• **Direction**: Your task is to transcribe all the entries exactly, excluding pictures.

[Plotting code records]
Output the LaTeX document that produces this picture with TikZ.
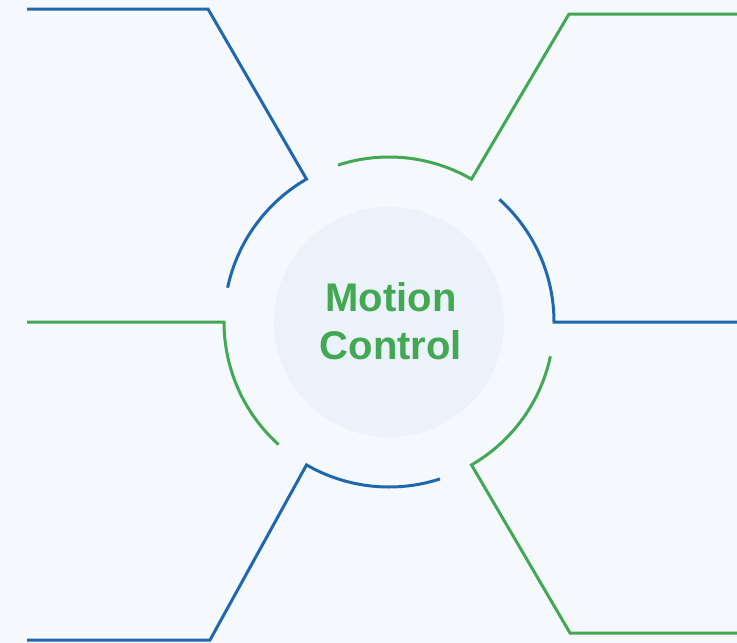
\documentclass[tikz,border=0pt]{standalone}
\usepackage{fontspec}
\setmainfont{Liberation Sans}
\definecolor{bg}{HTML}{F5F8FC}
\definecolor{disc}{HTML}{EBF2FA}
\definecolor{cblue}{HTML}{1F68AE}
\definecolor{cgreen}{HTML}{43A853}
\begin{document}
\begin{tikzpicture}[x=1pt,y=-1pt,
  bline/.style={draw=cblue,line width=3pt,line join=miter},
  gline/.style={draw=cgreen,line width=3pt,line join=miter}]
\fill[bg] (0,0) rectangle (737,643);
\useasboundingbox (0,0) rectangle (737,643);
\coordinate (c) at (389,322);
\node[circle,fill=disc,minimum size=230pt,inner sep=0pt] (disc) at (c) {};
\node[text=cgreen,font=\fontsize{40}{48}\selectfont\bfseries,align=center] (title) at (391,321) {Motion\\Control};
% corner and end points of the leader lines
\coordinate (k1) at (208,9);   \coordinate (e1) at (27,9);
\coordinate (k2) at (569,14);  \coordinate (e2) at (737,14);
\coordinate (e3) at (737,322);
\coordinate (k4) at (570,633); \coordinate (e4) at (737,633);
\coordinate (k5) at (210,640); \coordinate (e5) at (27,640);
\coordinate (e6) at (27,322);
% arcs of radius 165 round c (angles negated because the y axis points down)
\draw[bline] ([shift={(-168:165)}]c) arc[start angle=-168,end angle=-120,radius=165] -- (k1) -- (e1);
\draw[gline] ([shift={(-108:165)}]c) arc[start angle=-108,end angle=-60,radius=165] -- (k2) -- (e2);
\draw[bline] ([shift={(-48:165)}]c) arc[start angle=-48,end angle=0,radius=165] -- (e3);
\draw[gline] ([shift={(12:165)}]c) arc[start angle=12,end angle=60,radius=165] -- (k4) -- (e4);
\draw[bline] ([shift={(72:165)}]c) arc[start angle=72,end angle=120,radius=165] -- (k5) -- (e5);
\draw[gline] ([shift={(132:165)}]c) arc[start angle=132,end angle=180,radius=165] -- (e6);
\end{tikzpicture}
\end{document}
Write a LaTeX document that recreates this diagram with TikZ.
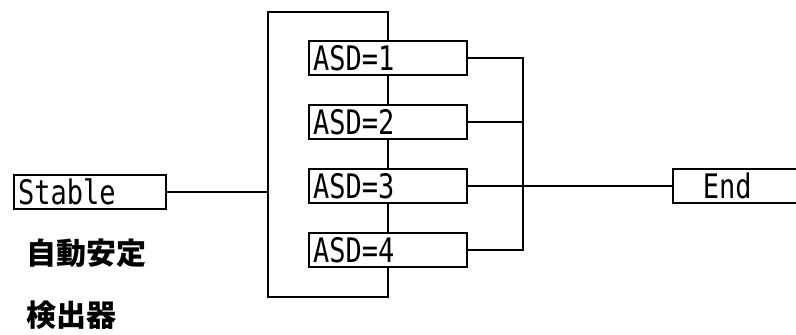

• **Finished task**:
Output the LaTeX document that produces this picture with TikZ.
\documentclass[tikz,border=0pt]{standalone}
\usepackage{fontspec}
\setmainfont{Liberation Sans}
\definecolor{bg}{HTML}{F5F8FC}
\definecolor{disc}{HTML}{EBF2FA}
\definecolor{cblue}{HTML}{1F68AE}
\definecolor{cgreen}{HTML}{43A853}
\begin{document}
\begin{tikzpicture}[x=1pt,y=-1pt,
  bline/.style={draw=cblue,line width=3pt,line join=miter},
  gline/.style={draw=cgreen,line width=3pt,line join=miter}]
\fill[bg] (0,0) rectangle (737,643);
\useasboundingbox (0,0) rectangle (737,643);
\coordinate (c) at (389,322);
\node[circle,fill=disc,minimum size=230pt,inner sep=0pt] (disc) at (c) {};
\node[text=cgreen,font=\fontsize{40}{48}\selectfont\bfseries,align=center] (title) at (391,321) {Motion\\Control};
% corner and end points of the leader lines
\coordinate (k1) at (208,9);   \coordinate (e1) at (27,9);
\coordinate (k2) at (569,14);  \coordinate (e2) at (737,14);
\coordinate (e3) at (737,322);
\coordinate (k4) at (570,633); \coordinate (e4) at (737,633);
\coordinate (k5) at (210,640); \coordinate (e5) at (27,640);
\coordinate (e6) at (27,322);
% arcs of radius 165 round c (angles negated because the y axis points down)
\draw[bline] ([shift={(-168:165)}]c) arc[start angle=-168,end angle=-120,radius=165] -- (k1) -- (e1);
\draw[gline] ([shift={(-108:165)}]c) arc[start angle=-108,end angle=-60,radius=165] -- (k2) -- (e2);
\draw[bline] ([shift={(-48:165)}]c) arc[start angle=-48,end angle=0,radius=165] -- (e3);
\draw[gline] ([shift={(12:165)}]c) arc[start angle=12,end angle=60,radius=165] -- (k4) -- (e4);
\draw[bline] ([shift={(72:165)}]c) arc[start angle=72,end angle=120,radius=165] -- (k5) -- (e5);
\draw[gline] ([shift={(132:165)}]c) arc[start angle=132,end angle=180,radius=165] -- (e6);
\end{tikzpicture}
\end{document}
Write a LaTeX document that recreates this diagram with TikZ.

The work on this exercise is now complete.